I greatly enjoyed reading about each of the affordances that human and machine can each provide. The list of affordances that the paper provides will serve as a good resource to come back to when trying to design a human-machine collaborative system. One machine affordance that I do not agree with is bias-free analysis. In machine learning scenarios, a learning model is very often easily biased. Both humans and machines can be biased in analyzing something based on previous experience or data. Of course, it is the responsibility of the designer of the system to ensure unbiased models, but as the designer is a human, it is often impossible to avoid bias of some kind. The case study regarding the reCAPTCHA system was an interesting read. I always thought that CAPTCHAs were only used for security purposes, and not machine learning. After learning how it is actually used, I was impressed how efficient and effective the system is at both securing Internet access as well as digitalizing physical books.
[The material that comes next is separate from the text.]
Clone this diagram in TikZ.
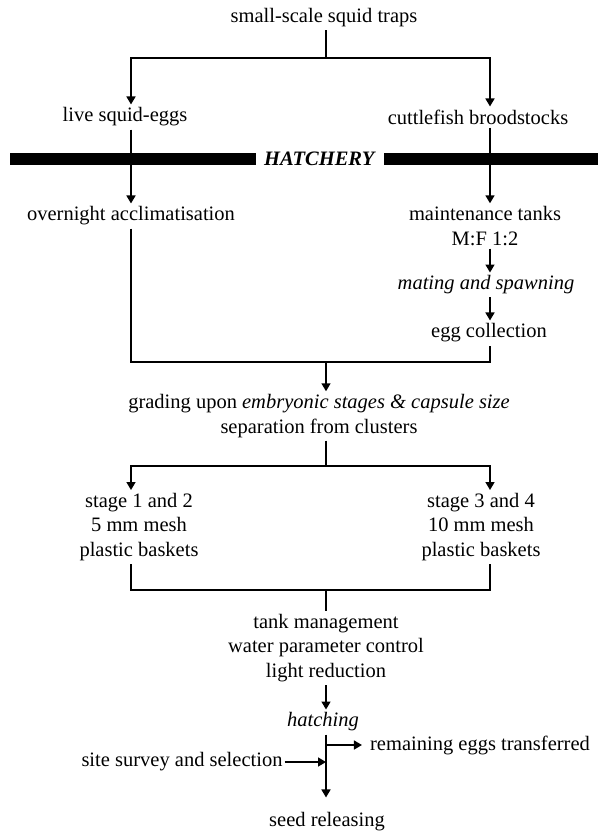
\documentclass[tikz,border=0pt]{standalone}
\usepackage{fontspec}
\setmainfont{Liberation Serif}
\usetikzlibrary{arrows.meta, positioning}

\begin{document}
\begin{tikzpicture}[
      x=1bp, y=-1bp,
      every node/.style={font=\fontsize{20.5bp}{24.5bp}\selectfont},
      lbl/.style={inner xsep=2bp, inner ysep=3bp, align=center},
      line/.style={line width=1.6bp},
      arr/.style={line, -{Triangle[length=8bp, width=9bp]}},
      bar/.style={line width=11.5bp}
    ]
      \useasboundingbox (0,0) rectangle (598,833);
      \coordinate (cL) at (131,0);
      \coordinate (cM) at (326,0);
      \coordinate (cR) at (490,0);
      \coordinate (jTop) at (326,58);
      \coordinate (jEggs) at (326,362);
      \coordinate (jStage) at (326,466);
      \coordinate (jBask) at (326,590);
      \coordinate (jHatch) at (326,745);
      \coordinate (barL) at (10,159);
      \coordinate (barR) at (598,159);

      \node[lbl] (traps) at (324,18) {small-scale squid traps};
      \node[lbl] (eggs) at (125,117) {live squid-eggs};
      \node[lbl] (cuttle) at (478,117) {cuttlefish broodstocks};
      \node[lbl, inner xsep=8bp] (hatch) at (320,159) {\textbf{\textit{HATCHERY}}};
      \node[lbl] (accl) at (131,216) {overnight acclimatisation};
      \node[lbl] (maint) at (485,226) {maintenance tanks \\ M:F 1:2};
      \node[lbl] (mating) at (486,285) {\textit{mating and spawning}};
      \node[lbl] (eggcol) at (489,333) {egg collection};
      \node[lbl] (grading) at (319,416) {grading upon \textit{embryonic stages \& capsule size} \\ separation from clusters};
      \node[lbl] (stage12) at (139,527) {stage 1 and 2 \\ 5 mm mesh \\ plastic baskets};
      \node[lbl] (stage34) at (481,527) {stage 3 and 4 \\ 10 mm mesh \\ plastic baskets};
      \node[lbl] (tank) at (326,648) {tank management \\ water parameter control \\ light reduction};
      \node[lbl] (hatching) at (323,722) {\textit{hatching}};
      \node[lbl] (remain) at (480,745) {remaining eggs transferred};
      \node[lbl] (site) at (182,762) {site survey and selection};
      \node[lbl] (seed) at (327,822) {seed releasing};

      \draw[bar] (barL) -- (hatch.west);
      \draw[bar] (hatch.east) -- (barR);

      \draw[line] (traps.south -| cM) -- (jTop);
      \draw[arr] (jTop) -| (eggs.north -| cL);
      \draw[arr] (jTop) -| (cuttle.north -| cR);
      \draw[arr] (eggs.south -| cL) -- (accl.north -| cL);
      \draw[arr] (cuttle.south -| cR) -- (maint.north -| cR);
      \draw[arr] (maint.south -| cR) -- (mating.north -| cR);
      \draw[arr] (mating.south -| cR) -- (eggcol.north -| cR);
      \draw[line] (accl.south -| cL) |- (jEggs) -| (eggcol.south -| cR);
      \draw[arr] (jEggs) -- (grading.north -| cM);
      \draw[line] (grading.south -| cM) -- (jStage);
      \draw[arr] (jStage) -| (stage12.north -| cL);
      \draw[arr] (jStage) -| (stage34.north -| cR);
      \draw[line] (stage12.south -| cL) |- (jBask) -| (stage34.south -| cR);
      \draw[line] (jBask) -- (tank.north -| cM);
      \draw[arr] (tank.south -| cM) -- (hatching.north -| cM);
      \draw[arr] (hatching.south -| cM) -- ([yshift=12bp]seed.north -| cM);
      \draw[arr] (jHatch) -- ([xshift=-6bp]remain.west);
      \draw[arr] (site.east) -- (site.east -| cM);
    \end{tikzpicture}
\end{document}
The followings are the questions that I came up with while reading the paper:

1. The paper does a great job at summarizing what each a human and a machine is relatively good at. The designer, therefore, simply needs to select appropriate tasks from the system to assign to each human and machine. Is there a good way to identify what affordance the system’s task needs?

2. There’s another thing that humans are really good at compared to a machine: adapting. Machines, upon their initial programming, does not change their response to an event according to time and era while humans very much do. Is there a human-machine collaborative system that would have a task which would require the affordance “adaptation” from a human collaborator?

3. Many human-machine collaborative systems register the tasks that needs to be processed using an automated machine. For example, the reCAPTCHA system (the machine) samples a question and asks the human user to process it. What if it was the other way around where a human register a task and assigns the task to either a machine or a human collaborator? Would there be any benefits to doing that?